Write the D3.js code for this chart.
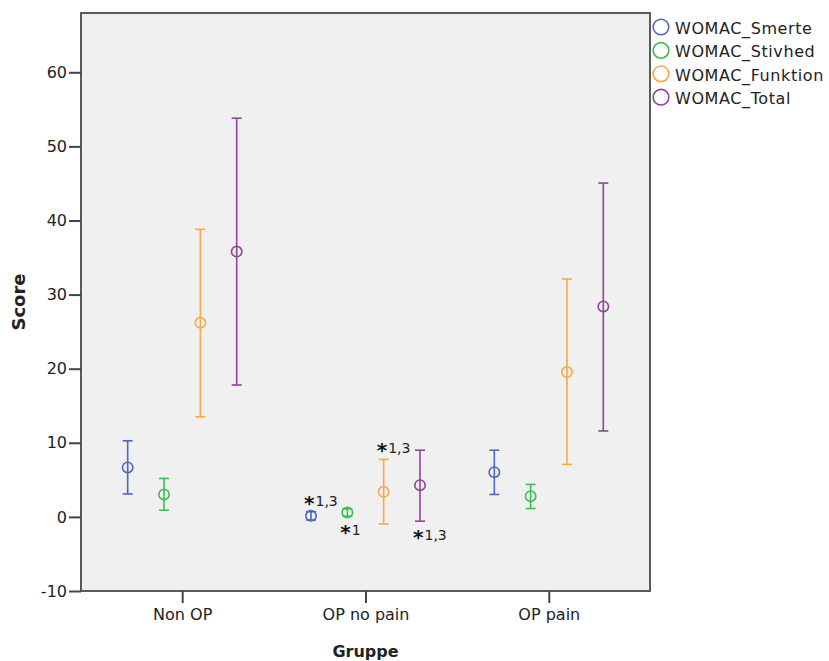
<!DOCTYPE html>
<html>
<head>
<meta charset="utf-8">
<script src="https://cdn.jsdelivr.net/npm/d3@7"></script>
<style>
  html, body { margin: 0; padding: 0; background: #fff; }
  svg { display: block; }
  text { font-family: "DejaVu Sans", "Liberation Sans", Arial, sans-serif; fill: #222; }
</style>
</head>
<body>
<svg id="chart" width="829" height="661"></svg>
<script>
// Groups on the x axis and the four WOMAC scores
const groups = ["Non OP", "OP no pain", "OP pain"];
const seriesNames = ["WOMAC_Smerte", "WOMAC_Stivhed", "WOMAC_Funktion", "WOMAC_Total"];
const seriesColors = ["#4f66be", "#3cbf50", "#f9a844", "#8e449a"];

// Means and confidence bounds per group, one array per score (order = groups)
const smerteMean   = [6.67, 0.14, 6.04];
const smerteLow    = [3.10, -0.42, 3.03];
const smerteHigh   = [10.27, 0.70, 9.00];

const stivhedMean  = [3.03, 0.60, 2.80];
const stivhedLow   = [0.90, 0.10, 1.13];
const stivhedHigh  = [5.19, 1.10, 4.38];

const funktionMean = [26.2, 3.38, 19.55];
const funktionLow  = [13.5, -0.95, 7.08];
const funktionHigh = [38.8, 7.76, 32.10];

const totalMean    = [35.8, 4.28, 28.4];
const totalLow     = [17.8, -0.58, 11.6];
const totalHigh    = [53.8, 9.00, 45.05];

const yTicks = [-10, 0, 10, 20, 30, 40, 50, 60];
const yTickLabels = ["-10", "0", "10", "20", "30", "40", "50", "60"];

// Case annotations shown in the "OP no pain" group
const noteSeries = ["WOMAC_Smerte", "WOMAC_Stivhed", "WOMAC_Funktion", "WOMAC_Total"];
const noteText   = ["1,3", "1", "1,3", "1,3"];
const noteSide   = ["above", "below", "above", "below"];
const noteGroup  = "OP no pain";

const meansBySeries = [smerteMean, stivhedMean, funktionMean, totalMean];
const lowsBySeries  = [smerteLow, stivhedLow, funktionLow, totalLow];
const highsBySeries = [smerteHigh, stivhedHigh, funktionHigh, totalHigh];

const rows = [];
seriesNames.forEach((s, si) => {
  groups.forEach((g, gi) => {
    rows.push({ series: s, group: g, mean: meansBySeries[si][gi],
                low: lowsBySeries[si][gi], high: highsBySeries[si][gi],
                color: seriesColors[si] });
  });
});

const svg = d3.select("#chart");
const frame = { left: 81, right: 650, top: 13, bottom: 591 };

const y = d3.scaleLinear().domain([-10, 68]).range([frame.bottom, frame.top]);
const x = d3.scalePoint().domain(groups).range([frame.left, frame.right]).padding(0.552);
const xOff = d3.scalePoint().domain(seriesNames).range([-54.5, 54.5]);
const color = d3.scaleOrdinal().domain(seriesNames).range(seriesColors);

// Plot background
svg.append("rect")
  .attr("x", frame.left).attr("y", frame.top)
  .attr("width", frame.right - frame.left).attr("height", frame.bottom - frame.top)
  .attr("fill", "#f0f0f0").attr("stroke", "#5a5a5a").attr("stroke-width", 2);

// Y axis
const yAxis = svg.append("g")
  .attr("transform", `translate(${frame.left},0)`)
  .call(d3.axisLeft(y).tickValues(yTicks).tickSize(12).tickPadding(2)
    .tickFormat((d, i) => yTickLabels[i]));
yAxis.select(".domain").remove();
yAxis.selectAll(".tick line").attr("stroke", "#444").attr("stroke-width", 2);
yAxis.selectAll(".tick text").attr("font-size", 16).attr("fill", "#333")
  .attr("font-family", "DejaVu Sans, sans-serif");

// X axis
const xAxis = svg.append("g")
  .attr("transform", `translate(0,${frame.bottom})`)
  .call(d3.axisBottom(x).tickSize(12).tickPadding(6));
xAxis.select(".domain").remove();
xAxis.selectAll(".tick line").attr("stroke", "#444").attr("stroke-width", 2);
xAxis.selectAll(".tick text").attr("font-size", 16).attr("fill", "#333")
  .attr("font-family", "DejaVu Sans, sans-serif");

// Axis titles
svg.append("text")
  .attr("transform", `translate(25,${(y(68) + y(-10)) / 2}) rotate(-90)`)
  .attr("text-anchor", "middle").attr("font-weight", "bold").attr("font-size", 18)
  .text("Score");
svg.append("text")
  .attr("x", x("OP no pain")).attr("y", 657)
  .attr("text-anchor", "middle").attr("font-weight", "bold").attr("font-size", 16)
  .text("Gruppe");

// Error bars with means
const marks = svg.append("g");
const cx = d => x(d.group) + xOff(d.series);
const cap = 5;

const bar = marks.selectAll("g.bar").data(rows).enter().append("g").attr("class", "bar")
  .attr("stroke", d => d.color).attr("fill", "none").attr("stroke-width", 1.6);
bar.append("line")
  .attr("x1", cx).attr("x2", cx)
  .attr("y1", d => y(d.low)).attr("y2", d => y(d.high));
bar.append("line")
  .attr("x1", d => cx(d) - cap).attr("x2", d => cx(d) + cap)
  .attr("y1", d => y(d.high)).attr("y2", d => y(d.high));
bar.append("line")
  .attr("x1", d => cx(d) - cap).attr("x2", d => cx(d) + cap)
  .attr("y1", d => y(d.low)).attr("y2", d => y(d.low));
bar.append("circle")
  .attr("cx", cx).attr("cy", d => y(d.mean)).attr("r", 5.2)
  .attr("stroke-width", 1.6);

// Case annotations
noteSeries.forEach((s, i) => {
  const r = rows.find(d => d.series === s && d.group === noteGroup);
  const px = cx(r) - 7;
  const py = noteSide[i] === "above" ? y(r.high) - 12 : y(r.low) + 13;
  const t = svg.append("text").attr("x", px).attr("y", py + 6);
  t.append("tspan").attr("font-size", 20).attr("font-weight", "bold").attr("fill", "#111")
    .attr("dy", 4).text("*");
  t.append("tspan").attr("font-size", 14).attr("fill", "#222")
    .attr("dy", -4).attr("dx", 1).text(noteText[i]);
});

// Legend
const legend = svg.append("g").attr("transform", "translate(661,27)");
seriesNames.forEach((s, i) => {
  const row = legend.append("g").attr("transform", `translate(0,${i * 23.4})`);
  row.append("circle").attr("r", 7.8).attr("fill", "none")
    .attr("stroke", color(s)).attr("stroke-width", 1.6);
  row.append("text").attr("x", 14).attr("y", 7).attr("font-size", 16)
    .attr("letter-spacing", 0.6).attr("fill", "#222").text(s);
});
</script>
</body>
</html>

· · ·

- _Goal of the exercise_
Reproduce the data above in full, exactly as it is, with the pictures left out.

- _Problem solution_
Write the D3.js code for this chart.
<!DOCTYPE html>
<html>
<head>
<meta charset="utf-8">
<script src="https://cdn.jsdelivr.net/npm/d3@7"></script>
<style>
  html, body { margin: 0; padding: 0; background: #fff; }
  svg { display: block; }
  text { font-family: "DejaVu Sans", "Liberation Sans", Arial, sans-serif; fill: #222; }
</style>
</head>
<body>
<svg id="chart" width="829" height="661"></svg>
<script>
// Groups on the x axis and the four WOMAC scores
const groups = ["Non OP", "OP no pain", "OP pain"];
const seriesNames = ["WOMAC_Smerte", "WOMAC_Stivhed", "WOMAC_Funktion", "WOMAC_Total"];
const seriesColors = ["#4f66be", "#3cbf50", "#f9a844", "#8e449a"];

// Means and confidence bounds per group, one array per score (order = groups)
const smerteMean   = [6.67, 0.14, 6.04];
const smerteLow    = [3.10, -0.42, 3.03];
const smerteHigh   = [10.27, 0.70, 9.00];

const stivhedMean  = [3.03, 0.60, 2.80];
const stivhedLow   = [0.90, 0.10, 1.13];
const stivhedHigh  = [5.19, 1.10, 4.38];

const funktionMean = [26.2, 3.38, 19.55];
const funktionLow  = [13.5, -0.95, 7.08];
const funktionHigh = [38.8, 7.76, 32.10];

const totalMean    = [35.8, 4.28, 28.4];
const totalLow     = [17.8, -0.58, 11.6];
const totalHigh    = [53.8, 9.00, 45.05];

const yTicks = [-10, 0, 10, 20, 30, 40, 50, 60];
const yTickLabels = ["-10", "0", "10", "20", "30", "40", "50", "60"];

// Case annotations shown in the "OP no pain" group
const noteSeries = ["WOMAC_Smerte", "WOMAC_Stivhed", "WOMAC_Funktion", "WOMAC_Total"];
const noteText   = ["1,3", "1", "1,3", "1,3"];
const noteSide   = ["above", "below", "above", "below"];
const noteGroup  = "OP no pain";

const meansBySeries = [smerteMean, stivhedMean, funktionMean, totalMean];
const lowsBySeries  = [smerteLow, stivhedLow, funktionLow, totalLow];
const highsBySeries = [smerteHigh, stivhedHigh, funktionHigh, totalHigh];

const rows = [];
seriesNames.forEach((s, si) => {
  groups.forEach((g, gi) => {
    rows.push({ series: s, group: g, mean: meansBySeries[si][gi],
                low: lowsBySeries[si][gi], high: highsBySeries[si][gi],
                color: seriesColors[si] });
  });
});

const svg = d3.select("#chart");
const frame = { left: 81, right: 650, top: 13, bottom: 591 };

const y = d3.scaleLinear().domain([-10, 68]).range([frame.bottom, frame.top]);
const x = d3.scalePoint().domain(groups).range([frame.left, frame.right]).padding(0.552);
const xOff = d3.scalePoint().domain(seriesNames).range([-54.5, 54.5]);
const color = d3.scaleOrdinal().domain(seriesNames).range(seriesColors);

// Plot background
svg.append("rect")
  .attr("x", frame.left).attr("y", frame.top)
  .attr("width", frame.right - frame.left).attr("height", frame.bottom - frame.top)
  .attr("fill", "#f0f0f0").attr("stroke", "#5a5a5a").attr("stroke-width", 2);

// Y axis
const yAxis = svg.append("g")
  .attr("transform", `translate(${frame.left},0)`)
  .call(d3.axisLeft(y).tickValues(yTicks).tickSize(12).tickPadding(2)
    .tickFormat((d, i) => yTickLabels[i]));
yAxis.select(".domain").remove();
yAxis.selectAll(".tick line").attr("stroke", "#444").attr("stroke-width", 2);
yAxis.selectAll(".tick text").attr("font-size", 16).attr("fill", "#333")
  .attr("font-family", "DejaVu Sans, sans-serif");

// X axis
const xAxis = svg.append("g")
  .attr("transform", `translate(0,${frame.bottom})`)
  .call(d3.axisBottom(x).tickSize(12).tickPadding(6));
xAxis.select(".domain").remove();
xAxis.selectAll(".tick line").attr("stroke", "#444").attr("stroke-width", 2);
xAxis.selectAll(".tick text").attr("font-size", 16).attr("fill", "#333")
  .attr("font-family", "DejaVu Sans, sans-serif");

// Axis titles
svg.append("text")
  .attr("transform", `translate(25,${(y(68) + y(-10)) / 2}) rotate(-90)`)
  .attr("text-anchor", "middle").attr("font-weight", "bold").attr("font-size", 18)
  .text("Score");
svg.append("text")
  .attr("x", x("OP no pain")).attr("y", 657)
  .attr("text-anchor", "middle").attr("font-weight", "bold").attr("font-size", 16)
  .text("Gruppe");

// Error bars with means
const marks = svg.append("g");
const cx = d => x(d.group) + xOff(d.series);
const cap = 5;

const bar = marks.selectAll("g.bar").data(rows).enter().append("g").attr("class", "bar")
  .attr("stroke", d => d.color).attr("fill", "none").attr("stroke-width", 1.6);
bar.append("line")
  .attr("x1", cx).attr("x2", cx)
  .attr("y1", d => y(d.low)).attr("y2", d => y(d.high));
bar.append("line")
  .attr("x1", d => cx(d) - cap).attr("x2", d => cx(d) + cap)
  .attr("y1", d => y(d.high)).attr("y2", d => y(d.high));
bar.append("line")
  .attr("x1", d => cx(d) - cap).attr("x2", d => cx(d) + cap)
  .attr("y1", d => y(d.low)).attr("y2", d => y(d.low));
bar.append("circle")
  .attr("cx", cx).attr("cy", d => y(d.mean)).attr("r", 5.2)
  .attr("stroke-width", 1.6);

// Case annotations
noteSeries.forEach((s, i) => {
  const r = rows.find(d => d.series === s && d.group === noteGroup);
  const px = cx(r) - 7;
  const py = noteSide[i] === "above" ? y(r.high) - 12 : y(r.low) + 13;
  const t = svg.append("text").attr("x", px).attr("y", py + 6);
  t.append("tspan").attr("font-size", 20).attr("font-weight", "bold").attr("fill", "#111")
    .attr("dy", 4).text("*");
  t.append("tspan").attr("font-size", 14).attr("fill", "#222")
    .attr("dy", -4).attr("dx", 1).text(noteText[i]);
});

// Legend
const legend = svg.append("g").attr("transform", "translate(661,27)");
seriesNames.forEach((s, i) => {
  const row = legend.append("g").attr("transform", `translate(0,${i * 23.4})`);
  row.append("circle").attr("r", 7.8).attr("fill", "none")
    .attr("stroke", color(s)).attr("stroke-width", 1.6);
  row.append("text").attr("x", 14).attr("y", 7).attr("font-size", 16)
    .attr("letter-spacing", 0.6).attr("fill", "#222").text(s);
});
</script>
</body>
</html>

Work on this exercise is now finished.